At the same moment, the governing board of the National Science Foundation reviewed a report that urged a more nuanced approach to the question of university research and China’s involvement in it.

That report, by the politically conservative Center for Strategic and International Studies, acknowledges legitimate concerns about military and economic competition from China. But the CSIS report also cautions US policymakers against overreaching, noting that the US increasingly found itself in the position of relying on its global partners for scientific expertise.

The CSIS authors note that the US share of science and engineering research papers published worldwide declined from 24 per cent in 2006 to 18 per cent in 2016, while China’s share grew from 12 per cent to 19 per cent.

Another recent analysis, from authors at the University of Arizona, showed that, without China’s help, US research output would have declined over the past few years.

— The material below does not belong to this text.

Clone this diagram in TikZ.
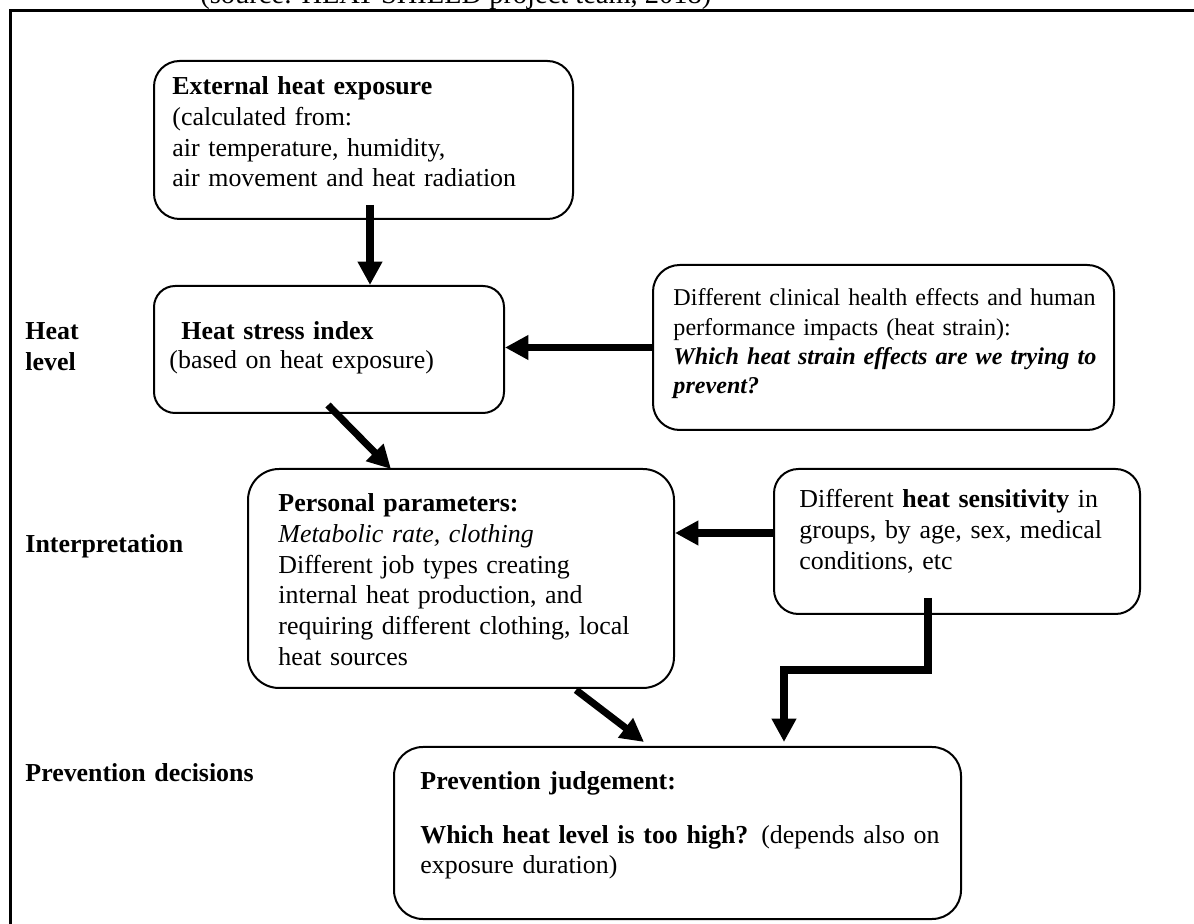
\documentclass[tikz,border=0pt,12pt]{standalone}
\usepackage{fontspec}
\setmainfont{Liberation Serif}
\usetikzlibrary{positioning, arrows.meta, calc}
\newcommand{\unitpx}{0.45pt}

\begin{document}
\fontsize{11.65}{13.8}\selectfont
\begin{tikzpicture}[x=0.45pt, y=-0.45pt,
    stepbox/.style={draw, line width=0.9pt, rounded corners=#1, anchor=north west, inner sep=0pt},
    boxtext/.style={anchor=base west, inner sep=0pt, align=left, text width=#1},
    sidelabel/.style={anchor=base west, inner sep=0pt, align=left, text width=150pt, font=\bfseries},
    bigarrow/.style={line width=3.2pt, -{Triangle[width=10.5pt, length=10.5pt]}}]
    % page frame, cut off at the top and right
    \path[use as bounding box, clip] (0,0) rectangle (1194,924);
    \draw[line width=1.35pt] (10,960) -- (10,10.5) -- (1220,10.5);
    \node[anchor=base west, inner sep=0pt, font=\fontsize{12.8}{14}\selectfont] (source) at (200,3.5) {(source: HEAT-SHIELD project team, 2018)};

    % Row labels
    \node[sidelabel] (heatlevel) at (25,340) {Heat\\level};
    \node[sidelabel] (interp) at (25,553) {Interpretation};
    \node[sidelabel] (prevdec) at (25,782) {Prevention decisions};

    % Boxes
    \node[stepbox=11.5pt, minimum width=419*\unitpx, minimum height=158*\unitpx] (exposure) at (153,60) {};
    \node[boxtext=300pt] (exposure-txt) at (172,95) {\textbf{External heat exposure}\\ (calculated from:\\ air temperature, humidity,\\ air movement and heat radiation};

    \node[stepbox=9.5pt, minimum width=350*\unitpx, minimum height=127*\unitpx] (stress) at (153,285) {};
    \node[boxtext=300pt] (stress-txt) at (169,340) {\hspace*{5.4pt}\textbf{Heat stress index}\\[-0.75pt] (based on heat exposure)};

    \node[stepbox=12pt, minimum width=461*\unitpx, minimum height=165*\unitpx] (strain) at (652,264) {};
    \node[boxtext=300pt, font=\fontsize{10.85}{13.15}\selectfont] (strain-txt) at (673,306) {Different clinical health effects and human\\ performance impacts (heat strain):\\ \textbf{\textit{Which heat strain effects are we trying to}}\\ \textbf{\textit{prevent?}}};

    \node[stepbox=14pt, minimum width=426*\unitpx, minimum height=219*\unitpx] (personal) at (247,468) {};
    \node[boxtext=300pt] (personal-txt) at (278,512) {\textbf{Personal parameters:}\\ \textit{Metabolic rate, clothing}\\ Different job types creating\\ internal heat production, and\\ requiring different clothing, local\\ heat sources};

    \node[stepbox=11pt, minimum width=366*\unitpx, minimum height=145*\unitpx] (sensitivity) at (773,468) {};
    \node[boxtext=300pt] (sensitivity-txt) at (799,508) {Different \textbf{heat sensitivity} in\\ groups, by age, sex, medical\\ conditions, etc};

    \node[stepbox=13pt, minimum width=567*\unitpx, minimum height=172*\unitpx] (judgement) at (393,746) {};
    \node[boxtext=300pt] (judgement-txt) at (420,790) {\textbf{Prevention judgement:}\\[10.3pt] \textbf{Which heat level is too high?} (depends also on\\[-0.5pt] exposure duration)};

    % Arrows
    \coordinate (a1) at ($(exposure.south)+(6.5,-15)$);
    \draw[bigarrow] (a1) -- (a1 |- stress.north);
    \draw[bigarrow] (strain.west) -- (strain.west -| stress.east);
    \draw[bigarrow] ($(stress.south)+(-1,-9)$) -- ($(personal.north)+(-70,1)$);
    \coordinate (a4) at ($(sensitivity.west)+(0,-8.5)$);
    \draw[bigarrow] (a4) -- (a4 -| personal.east);
    \coordinate (a5) at ($(sensitivity.south)+(-29,-17)$);
    \coordinate (a5end) at ($(judgement.north)+(106.5,-4)$);
    \draw[bigarrow] (a5) -- ++(0,72) -| (a5end);
    \draw[bigarrow] ($(personal.south)+(115,1)$) -- ($(judgement.north)+(-33.5,-4)$);
\end{tikzpicture}
\end{document}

“The United States is no longer the dominant player in global research that it once was,” declare the CSIS authors, one of whom the NSF’s National Science Board invited to its quarterly meeting to present its findings.

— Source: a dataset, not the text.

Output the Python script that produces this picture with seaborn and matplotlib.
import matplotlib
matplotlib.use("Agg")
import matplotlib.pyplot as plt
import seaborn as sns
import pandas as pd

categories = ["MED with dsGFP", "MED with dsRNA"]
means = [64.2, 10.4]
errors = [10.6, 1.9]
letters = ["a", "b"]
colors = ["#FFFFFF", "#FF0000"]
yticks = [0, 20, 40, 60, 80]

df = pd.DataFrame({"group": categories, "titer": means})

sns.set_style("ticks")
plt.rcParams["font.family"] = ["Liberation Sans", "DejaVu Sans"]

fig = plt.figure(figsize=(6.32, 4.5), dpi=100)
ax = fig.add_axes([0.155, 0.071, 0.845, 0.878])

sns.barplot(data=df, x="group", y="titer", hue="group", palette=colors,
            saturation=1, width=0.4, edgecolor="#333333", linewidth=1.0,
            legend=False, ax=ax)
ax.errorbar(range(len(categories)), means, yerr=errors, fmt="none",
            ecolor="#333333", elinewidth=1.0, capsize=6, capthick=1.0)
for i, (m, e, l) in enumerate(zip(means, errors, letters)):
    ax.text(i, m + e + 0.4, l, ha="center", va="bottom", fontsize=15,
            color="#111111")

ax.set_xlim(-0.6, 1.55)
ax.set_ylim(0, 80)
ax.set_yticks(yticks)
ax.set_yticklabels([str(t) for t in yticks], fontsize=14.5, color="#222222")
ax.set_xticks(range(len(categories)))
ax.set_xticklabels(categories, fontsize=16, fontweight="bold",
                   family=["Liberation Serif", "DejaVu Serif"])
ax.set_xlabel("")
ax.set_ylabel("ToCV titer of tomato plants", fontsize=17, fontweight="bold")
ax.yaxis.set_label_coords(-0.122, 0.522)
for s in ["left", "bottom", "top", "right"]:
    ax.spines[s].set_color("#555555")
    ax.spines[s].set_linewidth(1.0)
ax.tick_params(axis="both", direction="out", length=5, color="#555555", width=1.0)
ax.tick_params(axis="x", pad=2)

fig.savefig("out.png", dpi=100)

That author, Stephanie Segal, a senior fellow at CSIS, acknowledged that policymakers faced a tough task in defining what in publicly-financed research should and should not be shared beyond US borders, particularly in fields such as artificial intelligence with applications in both classified and non-classified work.

“But I think on balance,” Ms Segal told the NSF board, “there’s still a preference to maintain the potential for collaboration, and not controlling something that we don’t possibly know what direction it goes in.”

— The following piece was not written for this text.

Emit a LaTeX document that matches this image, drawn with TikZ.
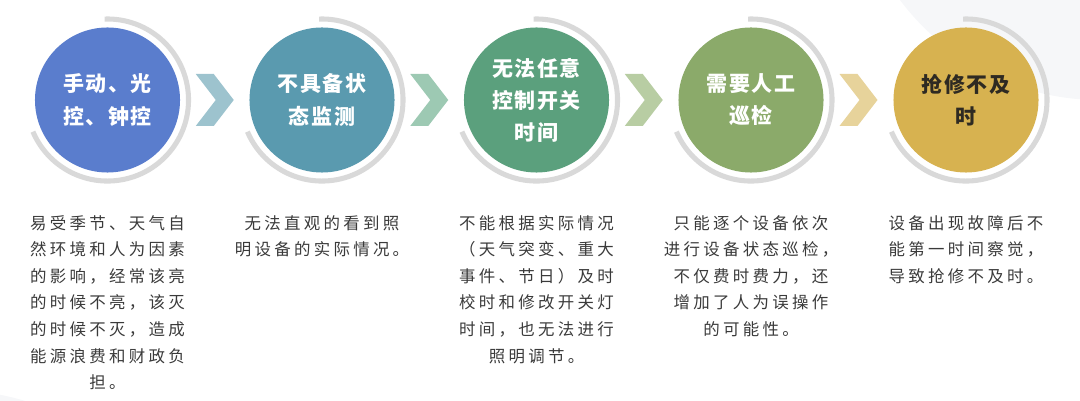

Over at the Senate hearing, lawmakers acknowledged that difficulty. After raising the possibility of legislation, Mr Romney admitted not knowing what it would look like. He also described administrators at institutions in his home state as fearing that any actions they take on their own, without explicit federal guidance, might look like racial profiling.

“I think we’re looking to you,” the senator told the federal grant-writing agencies.

One idea, proposed by another Republican member of the panel, Josh Hawley of Missouri, would establish mandatory federal “counterintelligence awareness training” for some university faculty, and require federal tracking of foreign students who change their field of study.

Major US research universities oppose the Hawley bill, said Tobin Smith, vice-president for policy at the Association of American Universities. Instead, Mr Smith said in an interview, the universities back a Trump administration effort recently underway to craft an executive branch consensus on how best to handle foreign research collaborations.

That initiative, known as the Joint Committee on the Research Environment, is already showing “positive movement” toward synchronising approaches between the federal government’s national security agencies and its grant-writing agencies, Mr Smith said. “We ought not to legislate too quickly before the agencies make sure they’re all on the same page,” he said.

Part of the overall answer, said one member of the National Science Board, Emilio Moran, a professor of global change science at Michigan State University, is to balance defence with attack. That means recognising that as China has been spending money to build its scientific capacity, the US has been cutting back over the past two decades, leaving its researchers deprived of resources and forced into wasting time competing for what remains, Professor Moran said.

“We need to address that – we need to keep reminding everybody in policy positions that it’s not just about holding back China, but it’s about the US beginning to return to an era of heavy investment in science and technology,” he told the NSF board. “I just don’t see the willingness to do it, and everything else is basically a Band-Aid on a much larger problem of a lack of ambition at the level of policy.”